= What to produce =
Every line below should be copied exactly; drop the pictures.
========================
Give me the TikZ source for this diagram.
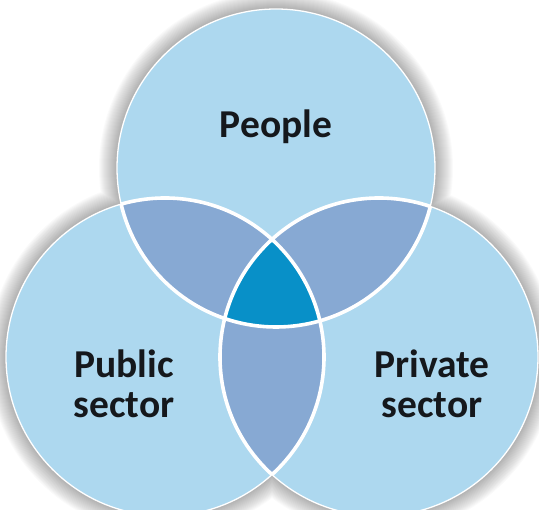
\documentclass[tikz,border=0pt]{standalone}
\usepackage{fontspec}
\setmainfont{Carlito}
\definecolor{vennlight}{HTML}{ADD8EF}
\definecolor{vennmid}{HTML}{87A9D3}
\definecolor{venncore}{HTML}{0890C8}
\definecolor{venntext}{HTML}{15181C}
\begin{document}
\begin{tikzpicture}[x=1pt,y=1pt,
		venntitle/.style={font=\bfseries\fontsize{39.5}{40}\selectfont, text=venntext, align=center},
		outer/.style={white, line width=1.3pt},
		inner/.style={white, line width=3.6pt}]
	\useasboundingbox (0,0) rectangle (539,510);
	\clip (0,0) rectangle (539,510);
	\def\R{159}
	\coordinate (T) at (276,342);
	\coordinate (L) at (165,153);
	\coordinate (R) at (379,153);
	% soft shadow round the three circles
	\foreach \k in {1,...,18}
		\fill[black,opacity=0.02] (T) circle[radius=\R+\k] (L) circle[radius=\R+\k] (R) circle[radius=\R+\k];
	\fill[vennlight] (T) circle[radius=\R] (L) circle[radius=\R] (R) circle[radius=\R];
	% overlaps
	\begin{scope}
		\clip (T) circle[radius=\R];
		\fill[vennmid] (L) circle[radius=\R] (R) circle[radius=\R];
	\end{scope}
	\begin{scope}
		\clip (L) circle[radius=\R];
		\fill[vennmid] (R) circle[radius=\R];
	\end{scope}
	\begin{scope}
		\clip (T) circle[radius=\R];
		\clip (L) circle[radius=\R];
		\fill[venncore] (R) circle[radius=\R];
	\end{scope}
	% white edges
	\draw[outer] (T) circle[radius=\R] (L) circle[radius=\R] (R) circle[radius=\R];
	\begin{scope}
		\clip (L) circle[radius=\R] (R) circle[radius=\R];
		\draw[inner] (T) circle[radius=\R];
	\end{scope}
	\begin{scope}
		\clip (T) circle[radius=\R] (R) circle[radius=\R];
		\draw[inner] (L) circle[radius=\R];
	\end{scope}
	\begin{scope}
		\clip (T) circle[radius=\R] (L) circle[radius=\R];
		\draw[inner] (R) circle[radius=\R];
	\end{scope}
	\node[venntitle, anchor=base] (people) at (276,372) {People};
	\node[venntitle] (public) at (124,126) {Public\\sector};
	\node[venntitle] (private) at (432,126) {Private\\sector};
\end{tikzpicture}
\end{document}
========================
= Answer =
Give me the TikZ source for this diagram.
\documentclass[tikz,border=0pt]{standalone}
\usepackage{fontspec}
\setmainfont{Carlito}
\definecolor{vennlight}{HTML}{ADD8EF}
\definecolor{vennmid}{HTML}{87A9D3}
\definecolor{venncore}{HTML}{0890C8}
\definecolor{venntext}{HTML}{15181C}
\begin{document}
\begin{tikzpicture}[x=1pt,y=1pt,
		venntitle/.style={font=\bfseries\fontsize{39.5}{40}\selectfont, text=venntext, align=center},
		outer/.style={white, line width=1.3pt},
		inner/.style={white, line width=3.6pt}]
	\useasboundingbox (0,0) rectangle (539,510);
	\clip (0,0) rectangle (539,510);
	\def\R{159}
	\coordinate (T) at (276,342);
	\coordinate (L) at (165,153);
	\coordinate (R) at (379,153);
	% soft shadow round the three circles
	\foreach \k in {1,...,18}
		\fill[black,opacity=0.02] (T) circle[radius=\R+\k] (L) circle[radius=\R+\k] (R) circle[radius=\R+\k];
	\fill[vennlight] (T) circle[radius=\R] (L) circle[radius=\R] (R) circle[radius=\R];
	% overlaps
	\begin{scope}
		\clip (T) circle[radius=\R];
		\fill[vennmid] (L) circle[radius=\R] (R) circle[radius=\R];
	\end{scope}
	\begin{scope}
		\clip (L) circle[radius=\R];
		\fill[vennmid] (R) circle[radius=\R];
	\end{scope}
	\begin{scope}
		\clip (T) circle[radius=\R];
		\clip (L) circle[radius=\R];
		\fill[venncore] (R) circle[radius=\R];
	\end{scope}
	% white edges
	\draw[outer] (T) circle[radius=\R] (L) circle[radius=\R] (R) circle[radius=\R];
	\begin{scope}
		\clip (L) circle[radius=\R] (R) circle[radius=\R];
		\draw[inner] (T) circle[radius=\R];
	\end{scope}
	\begin{scope}
		\clip (T) circle[radius=\R] (R) circle[radius=\R];
		\draw[inner] (L) circle[radius=\R];
	\end{scope}
	\begin{scope}
		\clip (T) circle[radius=\R] (L) circle[radius=\R];
		\draw[inner] (R) circle[radius=\R];
	\end{scope}
	\node[venntitle, anchor=base] (people) at (276,372) {People};
	\node[venntitle] (public) at (124,126) {Public\\sector};
	\node[venntitle] (private) at (432,126) {Private\\sector};
\end{tikzpicture}
\end{document}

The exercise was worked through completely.